- **Prompt**: What is needed is an exact copy of the lines from the one containing "Generate a Python" to the one containing "from matplotlib.patches import Polygon", both lines included, and no other lines.

- **Data rows**:

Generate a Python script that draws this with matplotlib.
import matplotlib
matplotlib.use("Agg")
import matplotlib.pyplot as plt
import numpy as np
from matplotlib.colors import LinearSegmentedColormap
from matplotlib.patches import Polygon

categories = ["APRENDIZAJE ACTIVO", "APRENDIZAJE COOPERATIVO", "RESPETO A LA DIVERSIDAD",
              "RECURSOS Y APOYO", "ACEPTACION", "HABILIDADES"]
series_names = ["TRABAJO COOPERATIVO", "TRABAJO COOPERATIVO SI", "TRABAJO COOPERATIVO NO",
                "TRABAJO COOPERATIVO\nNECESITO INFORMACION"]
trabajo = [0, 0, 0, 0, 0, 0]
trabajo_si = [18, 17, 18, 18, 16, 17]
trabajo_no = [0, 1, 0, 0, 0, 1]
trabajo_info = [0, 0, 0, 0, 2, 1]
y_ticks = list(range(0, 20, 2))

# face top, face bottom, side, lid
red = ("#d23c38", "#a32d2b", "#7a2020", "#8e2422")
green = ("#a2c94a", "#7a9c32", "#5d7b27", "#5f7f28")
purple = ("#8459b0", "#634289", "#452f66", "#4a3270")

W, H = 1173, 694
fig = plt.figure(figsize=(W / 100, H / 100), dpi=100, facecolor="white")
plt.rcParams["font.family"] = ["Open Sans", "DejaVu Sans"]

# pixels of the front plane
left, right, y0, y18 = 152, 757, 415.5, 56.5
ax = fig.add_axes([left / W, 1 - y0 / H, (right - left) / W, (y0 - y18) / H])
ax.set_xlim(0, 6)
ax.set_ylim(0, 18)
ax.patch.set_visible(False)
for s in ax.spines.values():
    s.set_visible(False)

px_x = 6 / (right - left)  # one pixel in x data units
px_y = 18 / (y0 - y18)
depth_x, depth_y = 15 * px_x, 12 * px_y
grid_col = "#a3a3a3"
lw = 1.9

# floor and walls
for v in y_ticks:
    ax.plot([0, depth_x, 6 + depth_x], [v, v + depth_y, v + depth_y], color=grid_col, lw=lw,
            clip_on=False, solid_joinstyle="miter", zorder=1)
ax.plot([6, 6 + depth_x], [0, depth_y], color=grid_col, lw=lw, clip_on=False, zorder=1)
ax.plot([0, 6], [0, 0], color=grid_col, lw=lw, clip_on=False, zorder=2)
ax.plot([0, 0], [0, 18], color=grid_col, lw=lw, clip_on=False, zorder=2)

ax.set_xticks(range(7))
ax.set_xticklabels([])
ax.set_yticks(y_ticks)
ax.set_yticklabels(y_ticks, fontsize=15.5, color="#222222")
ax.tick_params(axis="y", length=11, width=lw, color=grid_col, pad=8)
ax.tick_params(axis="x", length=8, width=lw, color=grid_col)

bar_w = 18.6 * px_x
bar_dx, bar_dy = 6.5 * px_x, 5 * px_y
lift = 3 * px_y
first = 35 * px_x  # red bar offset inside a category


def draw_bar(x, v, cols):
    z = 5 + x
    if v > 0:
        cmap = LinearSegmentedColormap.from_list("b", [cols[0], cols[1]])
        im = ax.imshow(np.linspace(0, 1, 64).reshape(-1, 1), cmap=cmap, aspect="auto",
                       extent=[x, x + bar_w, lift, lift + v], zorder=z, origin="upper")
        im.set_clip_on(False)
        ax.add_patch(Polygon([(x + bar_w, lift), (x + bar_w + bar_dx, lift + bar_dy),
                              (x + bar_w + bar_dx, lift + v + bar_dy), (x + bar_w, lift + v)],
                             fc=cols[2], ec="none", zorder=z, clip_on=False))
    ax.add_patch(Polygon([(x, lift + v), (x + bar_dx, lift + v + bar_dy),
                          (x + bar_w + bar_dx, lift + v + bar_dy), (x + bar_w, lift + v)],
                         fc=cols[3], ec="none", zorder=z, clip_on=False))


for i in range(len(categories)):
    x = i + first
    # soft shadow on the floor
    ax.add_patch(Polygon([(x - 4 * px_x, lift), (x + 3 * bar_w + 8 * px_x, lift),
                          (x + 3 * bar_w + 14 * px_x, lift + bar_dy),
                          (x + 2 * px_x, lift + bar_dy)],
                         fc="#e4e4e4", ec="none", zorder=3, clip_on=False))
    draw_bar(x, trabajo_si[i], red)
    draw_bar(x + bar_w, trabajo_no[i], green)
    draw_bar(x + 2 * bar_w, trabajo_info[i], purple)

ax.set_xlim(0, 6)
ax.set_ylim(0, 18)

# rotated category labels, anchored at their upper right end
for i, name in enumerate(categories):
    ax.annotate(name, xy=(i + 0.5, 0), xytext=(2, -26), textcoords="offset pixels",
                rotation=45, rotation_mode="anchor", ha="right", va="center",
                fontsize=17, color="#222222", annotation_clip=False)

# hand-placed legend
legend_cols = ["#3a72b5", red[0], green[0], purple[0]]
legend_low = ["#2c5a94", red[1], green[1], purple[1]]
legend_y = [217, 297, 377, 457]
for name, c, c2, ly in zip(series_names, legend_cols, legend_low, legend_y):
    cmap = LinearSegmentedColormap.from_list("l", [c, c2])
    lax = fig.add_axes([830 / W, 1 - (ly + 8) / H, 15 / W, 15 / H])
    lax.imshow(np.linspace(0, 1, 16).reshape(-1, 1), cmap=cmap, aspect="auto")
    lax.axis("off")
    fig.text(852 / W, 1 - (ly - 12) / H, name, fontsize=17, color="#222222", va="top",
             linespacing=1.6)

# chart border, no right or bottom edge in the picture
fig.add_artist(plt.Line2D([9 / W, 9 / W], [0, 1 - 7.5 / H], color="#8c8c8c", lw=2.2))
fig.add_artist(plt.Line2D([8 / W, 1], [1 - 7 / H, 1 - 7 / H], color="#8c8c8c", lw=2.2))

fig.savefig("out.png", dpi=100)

---

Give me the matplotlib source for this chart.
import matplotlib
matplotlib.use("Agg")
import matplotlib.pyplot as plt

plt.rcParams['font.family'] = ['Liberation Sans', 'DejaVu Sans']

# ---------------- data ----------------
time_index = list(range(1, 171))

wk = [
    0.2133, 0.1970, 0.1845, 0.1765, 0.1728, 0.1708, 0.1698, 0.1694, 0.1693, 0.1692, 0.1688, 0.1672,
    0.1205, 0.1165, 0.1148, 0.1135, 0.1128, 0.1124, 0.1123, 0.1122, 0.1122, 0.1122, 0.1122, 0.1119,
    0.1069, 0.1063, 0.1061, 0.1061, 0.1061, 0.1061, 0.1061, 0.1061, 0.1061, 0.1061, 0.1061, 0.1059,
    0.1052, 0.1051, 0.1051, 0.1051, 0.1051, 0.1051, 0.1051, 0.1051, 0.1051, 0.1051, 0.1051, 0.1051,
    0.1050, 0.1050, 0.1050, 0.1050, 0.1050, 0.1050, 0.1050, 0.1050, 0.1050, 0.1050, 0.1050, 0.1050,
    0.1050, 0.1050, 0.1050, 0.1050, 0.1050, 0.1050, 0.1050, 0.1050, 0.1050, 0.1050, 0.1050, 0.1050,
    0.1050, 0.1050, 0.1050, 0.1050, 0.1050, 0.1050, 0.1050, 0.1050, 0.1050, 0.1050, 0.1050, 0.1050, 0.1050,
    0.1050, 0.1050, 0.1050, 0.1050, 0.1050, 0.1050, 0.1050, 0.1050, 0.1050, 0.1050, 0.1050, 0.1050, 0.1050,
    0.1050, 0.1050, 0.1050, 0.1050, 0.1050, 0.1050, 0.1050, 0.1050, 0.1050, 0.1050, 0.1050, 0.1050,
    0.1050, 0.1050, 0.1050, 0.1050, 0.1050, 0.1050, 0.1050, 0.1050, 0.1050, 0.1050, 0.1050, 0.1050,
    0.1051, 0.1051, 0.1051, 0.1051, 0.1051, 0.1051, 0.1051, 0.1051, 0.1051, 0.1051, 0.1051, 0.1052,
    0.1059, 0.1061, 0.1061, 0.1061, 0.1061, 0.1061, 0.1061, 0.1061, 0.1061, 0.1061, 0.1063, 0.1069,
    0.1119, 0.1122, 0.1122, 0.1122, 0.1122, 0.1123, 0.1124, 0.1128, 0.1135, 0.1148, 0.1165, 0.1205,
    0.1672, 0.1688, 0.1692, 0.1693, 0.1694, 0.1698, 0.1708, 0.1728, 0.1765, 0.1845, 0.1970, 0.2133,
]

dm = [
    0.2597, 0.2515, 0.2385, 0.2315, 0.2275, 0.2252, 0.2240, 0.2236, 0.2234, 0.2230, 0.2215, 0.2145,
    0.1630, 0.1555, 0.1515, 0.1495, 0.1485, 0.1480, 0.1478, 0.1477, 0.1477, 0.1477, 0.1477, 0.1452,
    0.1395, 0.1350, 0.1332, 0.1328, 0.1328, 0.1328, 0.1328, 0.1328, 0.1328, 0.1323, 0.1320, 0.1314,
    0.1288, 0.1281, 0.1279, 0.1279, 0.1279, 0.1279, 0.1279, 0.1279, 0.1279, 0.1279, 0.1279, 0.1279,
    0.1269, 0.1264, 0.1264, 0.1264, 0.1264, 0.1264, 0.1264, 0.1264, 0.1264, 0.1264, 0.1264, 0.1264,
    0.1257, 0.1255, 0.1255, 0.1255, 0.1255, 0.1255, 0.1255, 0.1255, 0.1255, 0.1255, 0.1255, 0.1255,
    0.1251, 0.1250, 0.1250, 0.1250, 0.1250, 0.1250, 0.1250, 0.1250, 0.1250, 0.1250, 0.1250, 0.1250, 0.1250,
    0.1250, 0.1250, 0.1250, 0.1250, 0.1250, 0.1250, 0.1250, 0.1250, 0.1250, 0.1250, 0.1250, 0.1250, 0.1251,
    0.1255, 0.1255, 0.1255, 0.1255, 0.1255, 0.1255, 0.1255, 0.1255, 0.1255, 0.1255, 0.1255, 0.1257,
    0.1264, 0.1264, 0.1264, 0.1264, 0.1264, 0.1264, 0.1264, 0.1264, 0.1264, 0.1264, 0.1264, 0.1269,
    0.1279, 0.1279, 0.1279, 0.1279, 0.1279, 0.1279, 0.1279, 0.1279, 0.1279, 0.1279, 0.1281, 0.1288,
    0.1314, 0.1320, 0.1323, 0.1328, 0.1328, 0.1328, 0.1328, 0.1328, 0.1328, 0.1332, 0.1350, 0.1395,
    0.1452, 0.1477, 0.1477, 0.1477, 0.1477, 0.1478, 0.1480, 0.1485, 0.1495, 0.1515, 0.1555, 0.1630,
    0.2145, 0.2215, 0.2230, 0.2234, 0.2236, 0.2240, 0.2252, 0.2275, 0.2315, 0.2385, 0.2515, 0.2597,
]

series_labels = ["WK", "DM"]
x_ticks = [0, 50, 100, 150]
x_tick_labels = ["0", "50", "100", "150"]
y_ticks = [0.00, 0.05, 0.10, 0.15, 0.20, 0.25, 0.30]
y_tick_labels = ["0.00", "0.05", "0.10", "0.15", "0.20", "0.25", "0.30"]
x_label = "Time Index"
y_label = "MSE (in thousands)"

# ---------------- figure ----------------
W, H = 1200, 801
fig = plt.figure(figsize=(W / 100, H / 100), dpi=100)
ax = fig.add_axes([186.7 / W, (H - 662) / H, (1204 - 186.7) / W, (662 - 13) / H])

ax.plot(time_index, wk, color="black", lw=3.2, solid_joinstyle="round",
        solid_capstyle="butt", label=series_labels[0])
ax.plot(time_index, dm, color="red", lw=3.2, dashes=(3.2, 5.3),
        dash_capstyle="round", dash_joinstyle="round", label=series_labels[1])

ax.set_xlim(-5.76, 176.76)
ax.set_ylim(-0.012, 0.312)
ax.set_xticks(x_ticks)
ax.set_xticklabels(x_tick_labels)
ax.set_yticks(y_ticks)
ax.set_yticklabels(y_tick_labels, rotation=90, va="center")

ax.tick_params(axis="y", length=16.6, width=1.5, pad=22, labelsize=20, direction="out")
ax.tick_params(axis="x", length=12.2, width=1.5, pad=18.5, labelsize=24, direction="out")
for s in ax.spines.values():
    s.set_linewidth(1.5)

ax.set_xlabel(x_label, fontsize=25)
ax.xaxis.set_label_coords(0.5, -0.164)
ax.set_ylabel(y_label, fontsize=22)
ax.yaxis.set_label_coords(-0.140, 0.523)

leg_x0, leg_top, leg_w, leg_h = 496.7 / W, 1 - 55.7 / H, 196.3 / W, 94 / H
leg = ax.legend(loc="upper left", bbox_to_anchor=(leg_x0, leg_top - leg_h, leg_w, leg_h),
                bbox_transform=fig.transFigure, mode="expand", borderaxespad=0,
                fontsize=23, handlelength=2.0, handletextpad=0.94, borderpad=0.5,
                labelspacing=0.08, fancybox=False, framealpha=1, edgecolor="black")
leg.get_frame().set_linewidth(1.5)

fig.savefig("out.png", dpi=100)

==

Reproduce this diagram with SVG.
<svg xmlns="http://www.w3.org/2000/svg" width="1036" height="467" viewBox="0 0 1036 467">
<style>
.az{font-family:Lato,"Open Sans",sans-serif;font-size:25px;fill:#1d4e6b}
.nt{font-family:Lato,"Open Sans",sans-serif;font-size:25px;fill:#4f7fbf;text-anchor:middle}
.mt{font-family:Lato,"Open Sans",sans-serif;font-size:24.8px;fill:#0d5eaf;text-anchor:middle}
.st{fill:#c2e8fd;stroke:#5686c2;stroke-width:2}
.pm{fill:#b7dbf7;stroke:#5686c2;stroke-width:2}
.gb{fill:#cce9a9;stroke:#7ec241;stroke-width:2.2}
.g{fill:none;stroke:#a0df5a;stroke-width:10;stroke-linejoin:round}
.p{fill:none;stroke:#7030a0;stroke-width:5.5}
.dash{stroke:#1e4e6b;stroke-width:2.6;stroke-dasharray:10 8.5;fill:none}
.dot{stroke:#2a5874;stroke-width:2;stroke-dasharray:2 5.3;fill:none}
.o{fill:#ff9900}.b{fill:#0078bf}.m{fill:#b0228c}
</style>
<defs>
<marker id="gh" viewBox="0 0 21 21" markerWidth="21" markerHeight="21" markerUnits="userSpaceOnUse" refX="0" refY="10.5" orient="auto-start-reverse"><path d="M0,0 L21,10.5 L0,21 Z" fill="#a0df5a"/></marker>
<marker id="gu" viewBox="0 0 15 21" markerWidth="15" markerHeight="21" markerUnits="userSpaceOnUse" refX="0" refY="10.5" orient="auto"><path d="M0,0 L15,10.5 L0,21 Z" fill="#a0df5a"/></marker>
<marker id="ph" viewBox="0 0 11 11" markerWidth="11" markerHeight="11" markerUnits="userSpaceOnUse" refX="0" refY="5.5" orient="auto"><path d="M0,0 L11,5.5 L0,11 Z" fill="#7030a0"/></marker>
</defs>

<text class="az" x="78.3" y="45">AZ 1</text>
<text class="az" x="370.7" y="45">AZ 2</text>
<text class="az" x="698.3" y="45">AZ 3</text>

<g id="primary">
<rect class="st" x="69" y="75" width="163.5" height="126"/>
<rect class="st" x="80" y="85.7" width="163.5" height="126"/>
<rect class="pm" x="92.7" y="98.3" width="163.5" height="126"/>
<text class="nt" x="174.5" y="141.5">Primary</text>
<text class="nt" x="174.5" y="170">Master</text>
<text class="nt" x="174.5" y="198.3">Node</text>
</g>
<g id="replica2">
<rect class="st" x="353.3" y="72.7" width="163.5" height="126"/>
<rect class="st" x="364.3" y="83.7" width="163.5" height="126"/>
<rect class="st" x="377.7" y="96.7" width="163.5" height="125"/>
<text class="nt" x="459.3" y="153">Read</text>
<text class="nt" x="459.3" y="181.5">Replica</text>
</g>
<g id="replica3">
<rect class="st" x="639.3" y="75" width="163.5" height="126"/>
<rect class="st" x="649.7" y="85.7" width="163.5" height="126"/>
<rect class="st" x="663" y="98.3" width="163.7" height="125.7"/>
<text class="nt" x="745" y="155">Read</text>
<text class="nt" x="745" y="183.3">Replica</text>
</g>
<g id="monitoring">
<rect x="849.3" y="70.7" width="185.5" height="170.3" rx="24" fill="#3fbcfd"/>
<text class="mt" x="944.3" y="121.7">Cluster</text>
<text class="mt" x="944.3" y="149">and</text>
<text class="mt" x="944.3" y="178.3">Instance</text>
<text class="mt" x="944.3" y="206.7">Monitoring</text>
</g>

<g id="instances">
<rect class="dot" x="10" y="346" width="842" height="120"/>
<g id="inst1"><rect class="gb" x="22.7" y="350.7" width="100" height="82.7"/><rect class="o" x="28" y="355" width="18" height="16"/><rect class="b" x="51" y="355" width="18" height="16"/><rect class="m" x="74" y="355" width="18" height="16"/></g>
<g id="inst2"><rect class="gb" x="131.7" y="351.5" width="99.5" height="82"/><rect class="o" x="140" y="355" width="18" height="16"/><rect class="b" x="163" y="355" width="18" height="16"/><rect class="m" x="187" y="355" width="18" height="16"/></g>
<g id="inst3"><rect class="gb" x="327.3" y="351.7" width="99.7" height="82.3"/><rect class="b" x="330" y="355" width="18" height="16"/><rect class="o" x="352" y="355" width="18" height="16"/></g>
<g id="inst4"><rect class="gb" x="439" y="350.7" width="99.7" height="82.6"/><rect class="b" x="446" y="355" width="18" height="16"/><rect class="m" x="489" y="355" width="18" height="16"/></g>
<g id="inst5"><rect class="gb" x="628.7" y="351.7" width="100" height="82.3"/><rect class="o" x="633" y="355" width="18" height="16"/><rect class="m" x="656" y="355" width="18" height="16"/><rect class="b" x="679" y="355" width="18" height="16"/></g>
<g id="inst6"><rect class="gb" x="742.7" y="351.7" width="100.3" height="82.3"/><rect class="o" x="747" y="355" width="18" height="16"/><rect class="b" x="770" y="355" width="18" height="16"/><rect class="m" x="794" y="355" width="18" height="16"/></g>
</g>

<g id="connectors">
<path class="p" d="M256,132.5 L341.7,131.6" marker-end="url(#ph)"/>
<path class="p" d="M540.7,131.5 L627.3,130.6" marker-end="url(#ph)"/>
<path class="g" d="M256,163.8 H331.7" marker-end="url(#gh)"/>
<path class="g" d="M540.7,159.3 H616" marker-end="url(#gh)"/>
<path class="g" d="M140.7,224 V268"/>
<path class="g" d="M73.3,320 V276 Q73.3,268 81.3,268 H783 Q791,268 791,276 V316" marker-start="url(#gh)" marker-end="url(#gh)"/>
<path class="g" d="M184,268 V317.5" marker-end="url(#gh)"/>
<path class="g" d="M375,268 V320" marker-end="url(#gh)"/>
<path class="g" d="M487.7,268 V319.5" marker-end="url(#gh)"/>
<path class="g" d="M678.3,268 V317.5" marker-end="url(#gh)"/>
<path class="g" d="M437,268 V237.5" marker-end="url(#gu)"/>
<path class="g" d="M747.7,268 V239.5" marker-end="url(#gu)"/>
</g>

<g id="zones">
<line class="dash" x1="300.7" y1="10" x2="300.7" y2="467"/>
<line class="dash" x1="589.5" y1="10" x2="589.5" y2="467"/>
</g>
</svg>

- **Task output**:
Generate a Python script that draws this with matplotlib.
import matplotlib
matplotlib.use("Agg")
import matplotlib.pyplot as plt
import numpy as np
from matplotlib.colors import LinearSegmentedColormap
from matplotlib.patches import Polygon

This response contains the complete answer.